* Required task *
Restate the data exactly as given and keep the pictures out.

══ Data for this exercise

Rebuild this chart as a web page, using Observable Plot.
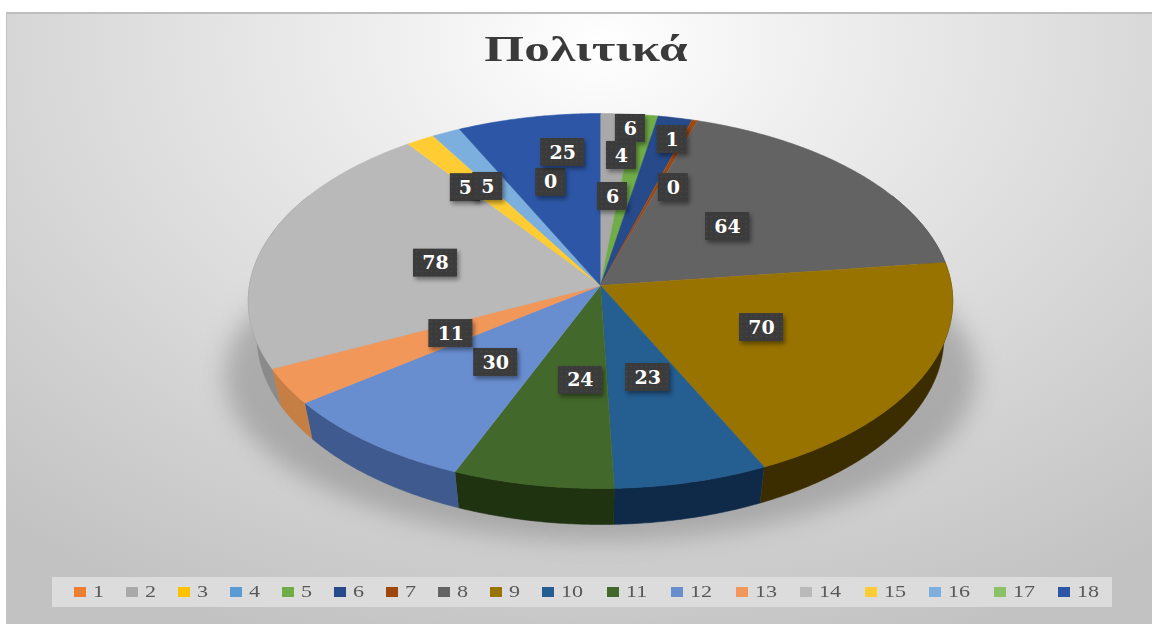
<!DOCTYPE html>
<html lang="el">
<head>
<meta charset="utf-8">
<script src="https://cdn.jsdelivr.net/npm/d3@7"></script>
<script src="https://cdn.jsdelivr.net/npm/@observablehq/plot@0.6"></script>
<style>
  html, body { margin: 0; padding: 0; background: #fff; }
  #page { position: relative; width: 1152px; height: 624px; overflow: hidden; }
  #frame { position: absolute; left: 6px; top: 12px; right: 0; bottom: 0;
    border-top: 2px solid #bdbdbd; border-left: 1px solid #c4c4c4; box-sizing: border-box;
    background: radial-gradient(ellipse 900px 640px at 594px 30px, #ffffff 0%, #f0f0f0 22%, #dedede 52%, #c2c2c2 100%); }
  #title { position: absolute; left: 0; width: 1172px; top: 28px; text-align: center;
    font: bold 36px "Liberation Serif", serif; color: #3a3a3a; letter-spacing: .2px;
    transform: scaleX(1.42); transform-origin: 586px 0; white-space: nowrap; }
  #legend { position: absolute; left: 52px; top: 577px; width: 1060px; height: 30px;
    background: #dcdcdc; display: flex; align-items: center; }
  .item { position: relative; height: 30px; flex: none; }
  .swatch { position: absolute; left: 22px; top: 10px; width: 12px; height: 10px; }
  .num { position: absolute; left: 41px; top: 5px; font: 17px/20px "Liberation Serif", serif; color: #595959;
    transform: scaleX(1.3); transform-origin: 0 0; white-space: nowrap; }
</style>
</head>
<body>
<div id="page">
  <div id="frame"></div>
  <div id="chart"></div>
  <div id="title">Πολιτικά</div>
  <div id="legend"></div>
</div>
<script>
// Data
const seriesNames = ["1","2","3","4","5","6","7","8","9","10","11","12","13","14","15","16","17","18"];
const seriesValues = [null,6,null,0,4,6,1,64,70,23,24,30,11,78,5,5,0,25];
const topColors = ["#ed7d31","#a9a9a9","#ffc000","#5b9bd5","#70ad47","#264a8a","#9e480e","#636363","#997300","#255e91","#43682b","#698ed0","#f1975a","#b9b9b9","#ffcd33","#7cafdd","#8cc168","#2d57a6"];
const sideColors = ["#b35c22","#7c7c7c","#bf9000","#44749f","#537f35","#1c3359","#76360a","#3a3a3a","#3c2d00","#0e2a48","#1f3310","#3f5a8e","#c57f45","#8a8a8a","#bf9a26","#5d83a6","#69904e","#203f78"];
// Where the reference pulls each data label: share of the radius, and turn from the slice middle (degrees)
const labelReach = [null,.911,null,.591,.744,.499,.866,.494,.502,.492,.492,.493,.488,.49,.681,.65,.599,.768];
const labelTurn  = [null,2.7,null,15.4,-3.3,-9.2,-2.3,-1.3,-2.4,-1.4,-3.8,-2,0,0,-3,-3,11.2,4.2];

// Perspective disc
const disc = {cx: 600, cy: 285, rx: 351, ry: 186.2, k: 0.0827, depth: 36, pinch: 0.975};
function project(angle, r = 1) {
  const a = angle * Math.PI / 180, u = r * Math.sin(a), v = -r * Math.cos(a), w = 1 / (1 - disc.k * v);
  return {x: disc.cx + disc.rx * u * w, y: disc.cy + disc.ry * v * w};
}
function lower(p) {
  return {x: disc.cx + (p.x - disc.cx) * disc.pinch, y: p.y + disc.depth};
}
const total = d3.sum(seriesValues);
const toAngle = d3.scaleLinear([0, total], [0, 360]);
let running = 0;
const slices = seriesNames.map((name, i) => {
  const value = seriesValues[i] ?? 0;
  const start = toAngle(running); running += value; const end = toAngle(running);
  return {name, i, value, start, end, mid: (start + end) / 2, label: seriesValues[i]};
});
function arcAngles(a0, a1) {
  const n = Math.max(1, Math.ceil((a1 - a0) / 0.5));
  return d3.range(n + 1).map(j => a0 + (a1 - a0) * j / n);
}
const faceMarks = slices.filter(s => s.value > 0).map(s =>
  Plot.line([{x: disc.cx, y: disc.cy}, ...arcAngles(s.start, s.end).map(a => project(a))],
    {x: "x", y: "y", fill: topColors[s.i], stroke: topColors[s.i], strokeWidth: 0.6, curve: "linear"}));
const wallMarks = slices.filter(s => s.value > 0 && s.end > 60 && s.start < 300).map(s => {
  const rim = arcAngles(Math.max(s.start, 60), Math.min(s.end, 300)).map(a => project(a));
  return Plot.line([...rim, ...rim.map(lower).reverse()],
    {x: "x", y: "y", fill: sideColors[s.i], stroke: sideColors[s.i], strokeWidth: 0.6, curve: "linear"});
});
const shadowRim = d3.range(0, 360, 2).map(a => {
  const t = a * Math.PI / 180;
  return {x: disc.cx + disc.rx * 1.07 * Math.sin(t), y: disc.cy + 90 + disc.ry * 0.89 * Math.cos(t)};
});
const labels = slices.filter(s => s.label != null).map(s => {
  const p = project(s.mid + labelTurn[s.i], labelReach[s.i]);
  return {text: String(s.label), x: p.x, y: p.y, half: String(s.label).length > 1 ? 22 : 15};
});
const defs = () => {
  const d = d3.create("svg:defs");
  const p = d.append("pattern").attr("id", "boxDots").attr("width", 5).attr("height", 5).attr("patternUnits", "userSpaceOnUse");
  p.append("rect").attr("width", 5).attr("height", 5).attr("fill", "#3b3b3b");
  p.append("circle").attr("cx", 1.5).attr("cy", 1.5).attr("r", 0.8).attr("fill", "#474747");
  return d.node();
};
const labelMarks = labels.flatMap(l => [
  Plot.rect([l], {x1: d => d.x - d.half, x2: d => d.x + d.half, y1: d => d.y - 14, y2: d => d.y + 14,
    fill: "url(#boxDots)", imageFilter: "drop-shadow(2px 3px 2px rgba(0,0,0,.4))"}),
  Plot.text([l], {x: "x", y: "y", text: "text", fill: "#fff", fontFamily: "DejaVu Serif", fontWeight: "bold", fontSize: 19, textAnchor: "middle", lineAnchor: "middle"})
]);
const chart = Plot.plot({
  width: 1152, height: 624, margin: 0,
  x: {domain: [0, 1152], range: [0, 1152], axis: null},
  y: {domain: [0, 624], range: [0, 624], axis: null},
  style: {background: "transparent", position: "absolute", left: "0", top: "0"},
  marks: [
    defs,
    Plot.line(shadowRim, {x: "x", y: "y", fill: "#808080", fillOpacity: 0.5, stroke: "none", imageFilter: "blur(12px)"}),
    ...wallMarks,
    ...faceMarks,
    ...labelMarks
  ]
});
document.getElementById("chart").append(chart);

// Legend
const legend = d3.select("#legend");
seriesNames.forEach((name, i) => {
  const item = legend.append("div").attr("class", "item").style("width", (name.length > 1 ? 64.5 : 52) + "px");
  item.append("div").attr("class", "swatch").style("background", topColors[i]);
  item.append("div").attr("class", "num").text(name);
});
</script>
</body>
</html>
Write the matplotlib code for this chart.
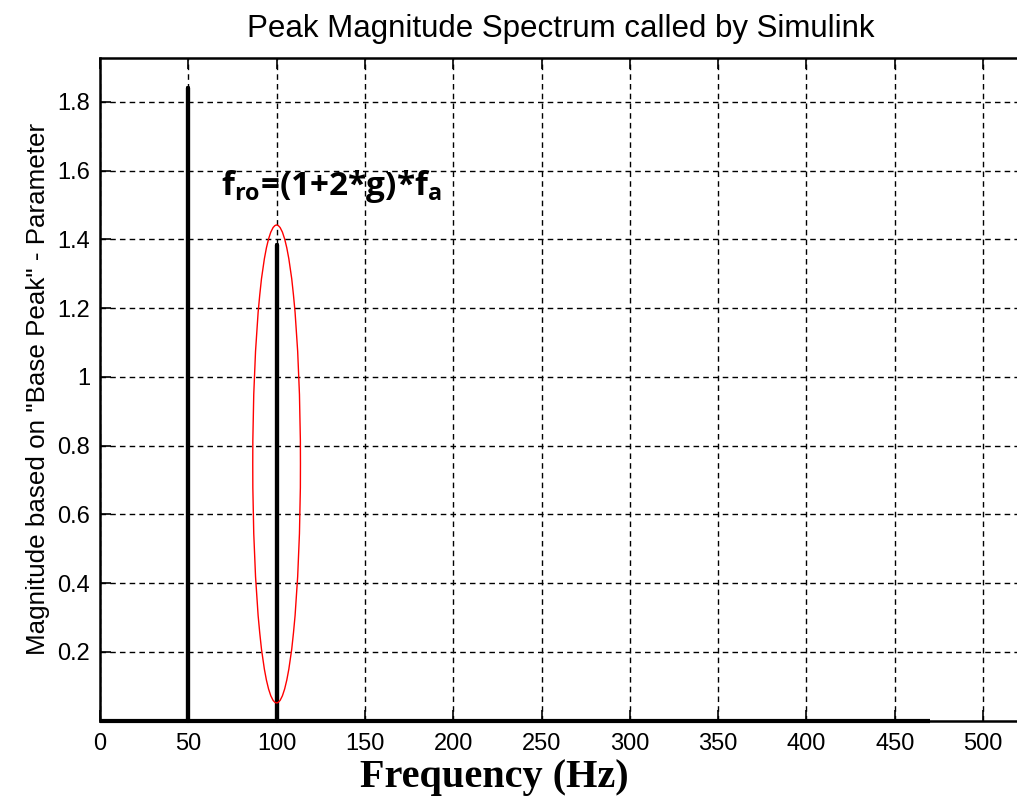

════

* Solution *
Rebuild this chart as a web page, using Observable Plot.
<!DOCTYPE html>
<html lang="el">
<head>
<meta charset="utf-8">
<script src="https://cdn.jsdelivr.net/npm/d3@7"></script>
<script src="https://cdn.jsdelivr.net/npm/@observablehq/plot@0.6"></script>
<style>
  html, body { margin: 0; padding: 0; background: #fff; }
  #page { position: relative; width: 1152px; height: 624px; overflow: hidden; }
  #frame { position: absolute; left: 6px; top: 12px; right: 0; bottom: 0;
    border-top: 2px solid #bdbdbd; border-left: 1px solid #c4c4c4; box-sizing: border-box;
    background: radial-gradient(ellipse 900px 640px at 594px 30px, #ffffff 0%, #f0f0f0 22%, #dedede 52%, #c2c2c2 100%); }
  #title { position: absolute; left: 0; width: 1172px; top: 28px; text-align: center;
    font: bold 36px "Liberation Serif", serif; color: #3a3a3a; letter-spacing: .2px;
    transform: scaleX(1.42); transform-origin: 586px 0; white-space: nowrap; }
  #legend { position: absolute; left: 52px; top: 577px; width: 1060px; height: 30px;
    background: #dcdcdc; display: flex; align-items: center; }
  .item { position: relative; height: 30px; flex: none; }
  .swatch { position: absolute; left: 22px; top: 10px; width: 12px; height: 10px; }
  .num { position: absolute; left: 41px; top: 5px; font: 17px/20px "Liberation Serif", serif; color: #595959;
    transform: scaleX(1.3); transform-origin: 0 0; white-space: nowrap; }
</style>
</head>
<body>
<div id="page">
  <div id="frame"></div>
  <div id="chart"></div>
  <div id="title">Πολιτικά</div>
  <div id="legend"></div>
</div>
<script>
// Data
const seriesNames = ["1","2","3","4","5","6","7","8","9","10","11","12","13","14","15","16","17","18"];
const seriesValues = [null,6,null,0,4,6,1,64,70,23,24,30,11,78,5,5,0,25];
const topColors = ["#ed7d31","#a9a9a9","#ffc000","#5b9bd5","#70ad47","#264a8a","#9e480e","#636363","#997300","#255e91","#43682b","#698ed0","#f1975a","#b9b9b9","#ffcd33","#7cafdd","#8cc168","#2d57a6"];
const sideColors = ["#b35c22","#7c7c7c","#bf9000","#44749f","#537f35","#1c3359","#76360a","#3a3a3a","#3c2d00","#0e2a48","#1f3310","#3f5a8e","#c57f45","#8a8a8a","#bf9a26","#5d83a6","#69904e","#203f78"];
// Where the reference pulls each data label: share of the radius, and turn from the slice middle (degrees)
const labelReach = [null,.911,null,.591,.744,.499,.866,.494,.502,.492,.492,.493,.488,.49,.681,.65,.599,.768];
const labelTurn  = [null,2.7,null,15.4,-3.3,-9.2,-2.3,-1.3,-2.4,-1.4,-3.8,-2,0,0,-3,-3,11.2,4.2];

// Perspective disc
const disc = {cx: 600, cy: 285, rx: 351, ry: 186.2, k: 0.0827, depth: 36, pinch: 0.975};
function project(angle, r = 1) {
  const a = angle * Math.PI / 180, u = r * Math.sin(a), v = -r * Math.cos(a), w = 1 / (1 - disc.k * v);
  return {x: disc.cx + disc.rx * u * w, y: disc.cy + disc.ry * v * w};
}
function lower(p) {
  return {x: disc.cx + (p.x - disc.cx) * disc.pinch, y: p.y + disc.depth};
}
const total = d3.sum(seriesValues);
const toAngle = d3.scaleLinear([0, total], [0, 360]);
let running = 0;
const slices = seriesNames.map((name, i) => {
  const value = seriesValues[i] ?? 0;
  const start = toAngle(running); running += value; const end = toAngle(running);
  return {name, i, value, start, end, mid: (start + end) / 2, label: seriesValues[i]};
});
function arcAngles(a0, a1) {
  const n = Math.max(1, Math.ceil((a1 - a0) / 0.5));
  return d3.range(n + 1).map(j => a0 + (a1 - a0) * j / n);
}
const faceMarks = slices.filter(s => s.value > 0).map(s =>
  Plot.line([{x: disc.cx, y: disc.cy}, ...arcAngles(s.start, s.end).map(a => project(a))],
    {x: "x", y: "y", fill: topColors[s.i], stroke: topColors[s.i], strokeWidth: 0.6, curve: "linear"}));
const wallMarks = slices.filter(s => s.value > 0 && s.end > 60 && s.start < 300).map(s => {
  const rim = arcAngles(Math.max(s.start, 60), Math.min(s.end, 300)).map(a => project(a));
  return Plot.line([...rim, ...rim.map(lower).reverse()],
    {x: "x", y: "y", fill: sideColors[s.i], stroke: sideColors[s.i], strokeWidth: 0.6, curve: "linear"});
});
const shadowRim = d3.range(0, 360, 2).map(a => {
  const t = a * Math.PI / 180;
  return {x: disc.cx + disc.rx * 1.07 * Math.sin(t), y: disc.cy + 90 + disc.ry * 0.89 * Math.cos(t)};
});
const labels = slices.filter(s => s.label != null).map(s => {
  const p = project(s.mid + labelTurn[s.i], labelReach[s.i]);
  return {text: String(s.label), x: p.x, y: p.y, half: String(s.label).length > 1 ? 22 : 15};
});
const defs = () => {
  const d = d3.create("svg:defs");
  const p = d.append("pattern").attr("id", "boxDots").attr("width", 5).attr("height", 5).attr("patternUnits", "userSpaceOnUse");
  p.append("rect").attr("width", 5).attr("height", 5).attr("fill", "#3b3b3b");
  p.append("circle").attr("cx", 1.5).attr("cy", 1.5).attr("r", 0.8).attr("fill", "#474747");
  return d.node();
};
const labelMarks = labels.flatMap(l => [
  Plot.rect([l], {x1: d => d.x - d.half, x2: d => d.x + d.half, y1: d => d.y - 14, y2: d => d.y + 14,
    fill: "url(#boxDots)", imageFilter: "drop-shadow(2px 3px 2px rgba(0,0,0,.4))"}),
  Plot.text([l], {x: "x", y: "y", text: "text", fill: "#fff", fontFamily: "DejaVu Serif", fontWeight: "bold", fontSize: 19, textAnchor: "middle", lineAnchor: "middle"})
]);
const chart = Plot.plot({
  width: 1152, height: 624, margin: 0,
  x: {domain: [0, 1152], range: [0, 1152], axis: null},
  y: {domain: [0, 624], range: [0, 624], axis: null},
  style: {background: "transparent", position: "absolute", left: "0", top: "0"},
  marks: [
    defs,
    Plot.line(shadowRim, {x: "x", y: "y", fill: "#808080", fillOpacity: 0.5, stroke: "none", imageFilter: "blur(12px)"}),
    ...wallMarks,
    ...faceMarks,
    ...labelMarks
  ]
});
document.getElementById("chart").append(chart);

// Legend
const legend = d3.select("#legend");
seriesNames.forEach((name, i) => {
  const item = legend.append("div").attr("class", "item").style("width", (name.length > 1 ? 64.5 : 52) + "px");
  item.append("div").attr("class", "swatch").style("background", topColors[i]);
  item.append("div").attr("class", "num").text(name);
});
</script>
</body>
</html>
Write the matplotlib code for this chart.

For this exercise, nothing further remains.